_YOUR TASK:_ Make an exact copy of the lines, leaving the pictures out.

··· PROVIDED DATA

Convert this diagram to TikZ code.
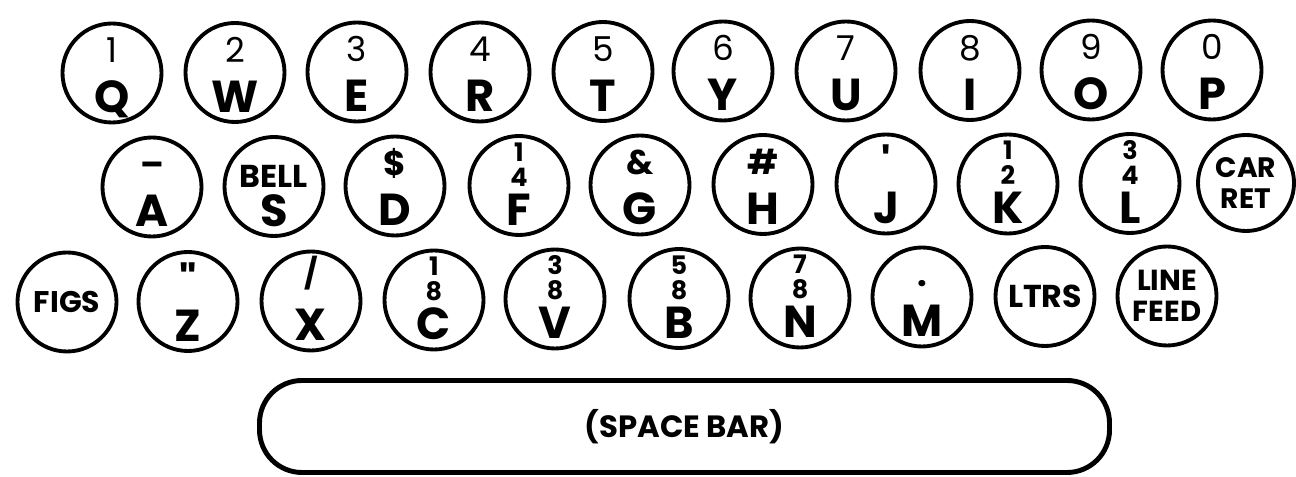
\documentclass[tikz,border=0pt]{standalone}
\usepackage{fontspec}
\setmainfont{Poppins}
\usepackage{tikz}
\usetikzlibrary{calc}

\tikzset{
  keyring/.style={draw, circle, line width=2.2pt, minimum size=1.98cm, inner sep=0pt},
  keytop/.style={anchor=base, inner sep=0pt, font=\fontsize{19.5}{22}\selectfont},
  keychar/.style={anchor=base, inner sep=0pt, font=\fontsize{25.5}{28}\selectfont\bfseries},
  keyword/.style={align=center, font=\fontsize{17}{17}\selectfont\bfseries},
  spacebar/.style={draw, line width=2.8pt, rounded corners=0.85cm, minimum width=17cm,
    minimum height=1.84cm, font=\fontsize{17.5}{20}\selectfont\bfseries}
}

% one round key: name, x, y, upper sign, letter
\newcommand\keycap[5]{%
  \node[keyring] (#1) at (#2,#3) {};
  \node[keytop] (#1-top) at ([yshift=0.2cm]#1.center) {#4};
  \node[keychar] (#1-chr) at ([yshift=-0.8cm]#1.center) {#5};}
\newcommand\frc[2]{\raisebox{-0.22cm}{\fontsize{14.5}{16}\selectfont\bfseries\shortstack{#1\\[0.5pt]#2}}}

\begin{document}
\begin{tikzpicture}
  \useasboundingbox (0,0) rectangle (25.92,-9.54);
  % top row
  \keycap{q}{2.24}{-1.46}{1}{Q}
  \keycap{w}{4.70}{-1.45}{2}{W}
  \keycap{e}{7.14}{-1.44}{3}{E}
  \keycap{r}{9.60}{-1.44}{4}{R}
  \keycap{t}{12.06}{-1.43}{5}{T}
  \keycap{y}{14.46}{-1.42}{6}{Y}
  \keycap{u}{16.92}{-1.42}{7}{U}
  \keycap{i}{19.40}{-1.41}{8}{I}
  \keycap{o}{21.82}{-1.40}{9}{O}
  \keycap{p}{24.24}{-1.40}{0}{P}
  % middle row
  \keycap{a}{3.04}{-3.74}{\textbf{--}}{A}
  \keycap{s}{5.48}{-3.73}{\raisebox{-0.22cm}{\fontsize{18}{18}\selectfont\bfseries BELL}}{S}
  \keycap{d}{7.90}{-3.72}{\textbf{\$}}{D}
  \keycap{f}{10.38}{-3.71}{\frc{1}{4}}{F}
  \keycap{g}{12.80}{-3.70}{\textbf{\&}}{G}
  \keycap{h}{15.26}{-3.69}{\textbf{\#}}{H}
  \keycap{j}{17.72}{-3.68}{\raisebox{-0.1cm}{\fontsize{24}{24}\selectfont\bfseries\textquotesingle}}{J}
  \keycap{k}{20.16}{-3.68}{\frc{1}{2}}{K}
  \keycap{l}{22.60}{-3.67}{\frc{3}{4}}{L}
  \node[keyring, keyword, minimum size=1.92cm, font=\fontsize{16}{17.6}\selectfont\bfseries]
    (cr) at (24.92,-3.66) {CAR\\RET};
  % bottom row
  \node[keyring, keyword] (figs) at (1.34,-6.04) {FIGS};
  \keycap{z}{3.76}{-6.03}{\raisebox{-0.1cm}{\fontsize{24}{24}\selectfont\bfseries\textquotedbl}}{Z}
  \keycap{x}{6.22}{-6.02}{\raisebox{0.12cm}{\fontsize{17}{17}\selectfont\bfseries /}}{X}
  \keycap{c}{8.68}{-6.00}{\frc{1}{8}}{C}
  \keycap{v}{11.10}{-5.98}{\frc{3}{8}}{V}
  \keycap{b}{13.58}{-5.97}{\frc{5}{8}}{B}
  \keycap{n}{16.00}{-5.96}{\frc{7}{8}}{N}
  \keycap{m}{18.44}{-5.94}{\textbf{.}}{M}
  \node[keyring, keyword, font=\fontsize{18}{18}\selectfont\bfseries] (ltrs) at (20.90,-5.93) {LTRS};
  \node[keyring, keyword, font=\fontsize{16.5}{17.5}\selectfont\bfseries] (lf) at (23.34,-5.92) {LINE\\FEED};
  % space bar
  \node[spacebar] (bar) at (13.69,-8.53) {(SPACE BAR)};
\end{tikzpicture}
\end{document}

······

_COMPLETE OUTPUT:_
Convert this diagram to TikZ code.
\documentclass[tikz,border=0pt]{standalone}
\usepackage{fontspec}
\setmainfont{Poppins}
\usepackage{tikz}
\usetikzlibrary{calc}

\tikzset{
  keyring/.style={draw, circle, line width=2.2pt, minimum size=1.98cm, inner sep=0pt},
  keytop/.style={anchor=base, inner sep=0pt, font=\fontsize{19.5}{22}\selectfont},
  keychar/.style={anchor=base, inner sep=0pt, font=\fontsize{25.5}{28}\selectfont\bfseries},
  keyword/.style={align=center, font=\fontsize{17}{17}\selectfont\bfseries},
  spacebar/.style={draw, line width=2.8pt, rounded corners=0.85cm, minimum width=17cm,
    minimum height=1.84cm, font=\fontsize{17.5}{20}\selectfont\bfseries}
}

% one round key: name, x, y, upper sign, letter
\newcommand\keycap[5]{%
  \node[keyring] (#1) at (#2,#3) {};
  \node[keytop] (#1-top) at ([yshift=0.2cm]#1.center) {#4};
  \node[keychar] (#1-chr) at ([yshift=-0.8cm]#1.center) {#5};}
\newcommand\frc[2]{\raisebox{-0.22cm}{\fontsize{14.5}{16}\selectfont\bfseries\shortstack{#1\\[0.5pt]#2}}}

\begin{document}
\begin{tikzpicture}
  \useasboundingbox (0,0) rectangle (25.92,-9.54);
  % top row
  \keycap{q}{2.24}{-1.46}{1}{Q}
  \keycap{w}{4.70}{-1.45}{2}{W}
  \keycap{e}{7.14}{-1.44}{3}{E}
  \keycap{r}{9.60}{-1.44}{4}{R}
  \keycap{t}{12.06}{-1.43}{5}{T}
  \keycap{y}{14.46}{-1.42}{6}{Y}
  \keycap{u}{16.92}{-1.42}{7}{U}
  \keycap{i}{19.40}{-1.41}{8}{I}
  \keycap{o}{21.82}{-1.40}{9}{O}
  \keycap{p}{24.24}{-1.40}{0}{P}
  % middle row
  \keycap{a}{3.04}{-3.74}{\textbf{--}}{A}
  \keycap{s}{5.48}{-3.73}{\raisebox{-0.22cm}{\fontsize{18}{18}\selectfont\bfseries BELL}}{S}
  \keycap{d}{7.90}{-3.72}{\textbf{\$}}{D}
  \keycap{f}{10.38}{-3.71}{\frc{1}{4}}{F}
  \keycap{g}{12.80}{-3.70}{\textbf{\&}}{G}
  \keycap{h}{15.26}{-3.69}{\textbf{\#}}{H}
  \keycap{j}{17.72}{-3.68}{\raisebox{-0.1cm}{\fontsize{24}{24}\selectfont\bfseries\textquotesingle}}{J}
  \keycap{k}{20.16}{-3.68}{\frc{1}{2}}{K}
  \keycap{l}{22.60}{-3.67}{\frc{3}{4}}{L}
  \node[keyring, keyword, minimum size=1.92cm, font=\fontsize{16}{17.6}\selectfont\bfseries]
    (cr) at (24.92,-3.66) {CAR\\RET};
  % bottom row
  \node[keyring, keyword] (figs) at (1.34,-6.04) {FIGS};
  \keycap{z}{3.76}{-6.03}{\raisebox{-0.1cm}{\fontsize{24}{24}\selectfont\bfseries\textquotedbl}}{Z}
  \keycap{x}{6.22}{-6.02}{\raisebox{0.12cm}{\fontsize{17}{17}\selectfont\bfseries /}}{X}
  \keycap{c}{8.68}{-6.00}{\frc{1}{8}}{C}
  \keycap{v}{11.10}{-5.98}{\frc{3}{8}}{V}
  \keycap{b}{13.58}{-5.97}{\frc{5}{8}}{B}
  \keycap{n}{16.00}{-5.96}{\frc{7}{8}}{N}
  \keycap{m}{18.44}{-5.94}{\textbf{.}}{M}
  \node[keyring, keyword, font=\fontsize{18}{18}\selectfont\bfseries] (ltrs) at (20.90,-5.93) {LTRS};
  \node[keyring, keyword, font=\fontsize{16.5}{17.5}\selectfont\bfseries] (lf) at (23.34,-5.92) {LINE\\FEED};
  % space bar
  \node[spacebar] (bar) at (13.69,-8.53) {(SPACE BAR)};
\end{tikzpicture}
\end{document}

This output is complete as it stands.